As you can see we can easily apply functions to transform the input data. The function shown above is a StringHandling function. There are several other functions that can be applied using the Expression Builder as shown below:
After you are done applying your function, click OK to close the screen. Now, you can re-run the job to see if the transformation has been applied correctly. After a successful run you should see the results of the job as shown below:
Let us look at the output file to see the effect of the transformation:
780726,The Mummy,http://cdn0.nflximg.net/images/0270/2990270.jpg,When British archaeologists uncover the ancient sarcophagus of a mummified Egyptian priest (Boris Karloff), they foolishly ignore its warning not to open the box. Now brought back to life, the mummy tries to resurrect the soul of his long-dead love.,,Top 100 Thrills nominee,,,1346482800,4102444800,NR,MPAA,4388,1.77:1,1932,Classic Movies,3.5,1387701023800,,,
We have successfully built a job to transform an XML file to a comma separated file. This job can be exported and run as a standalone job on any environment running Java.

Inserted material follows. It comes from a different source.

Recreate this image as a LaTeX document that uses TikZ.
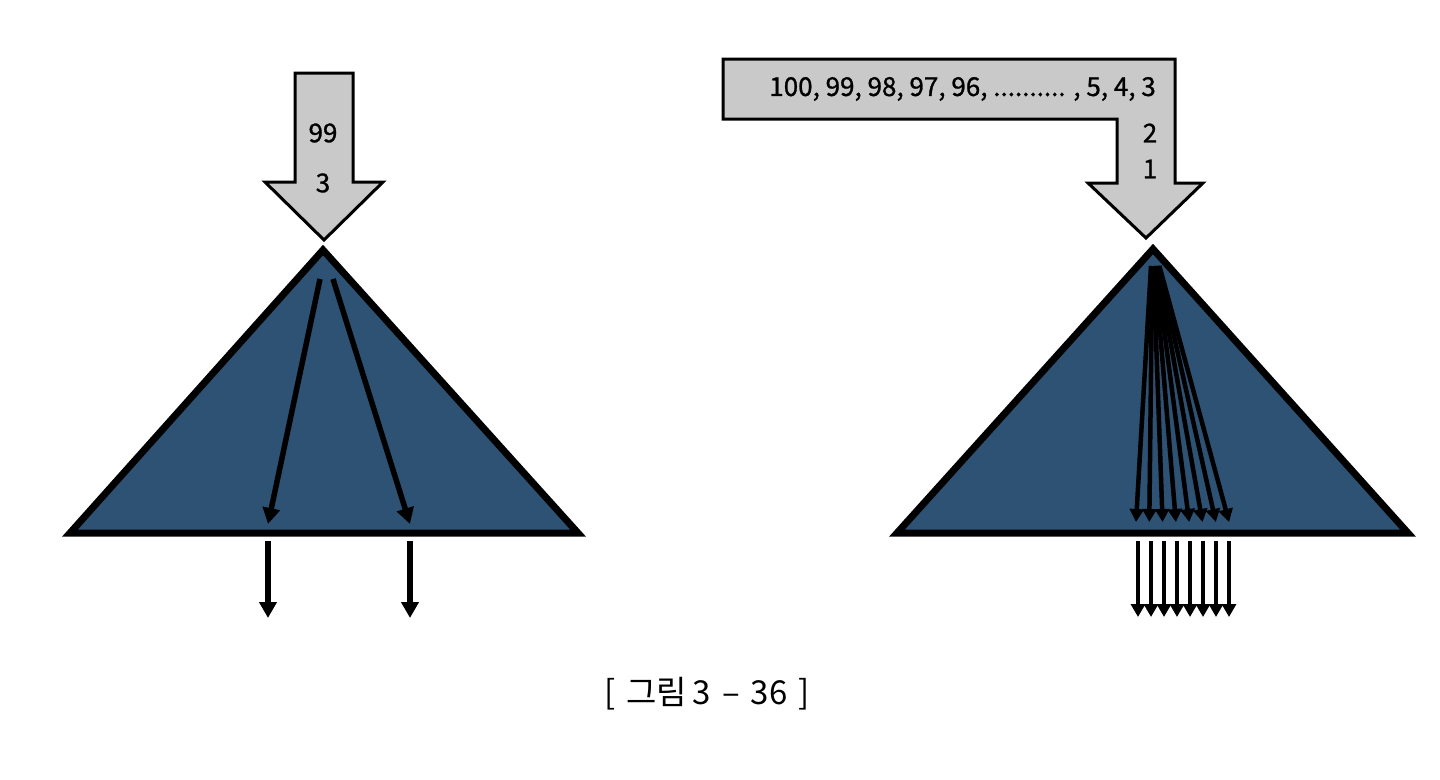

Also, we chose to output the data to CSV file, however, Talend Open Studio can read from multiple data formats, databases and also write to different file formats or directly insert into databases.
This was just a quick introduction (tip of the iceberg) to experience the usefulness of Talend Open Studio for data processing. The features of this tool are vast and can’t be covered in a blog post. But this should get you started on using Talend. Hope you found this fast paced tutorial useful.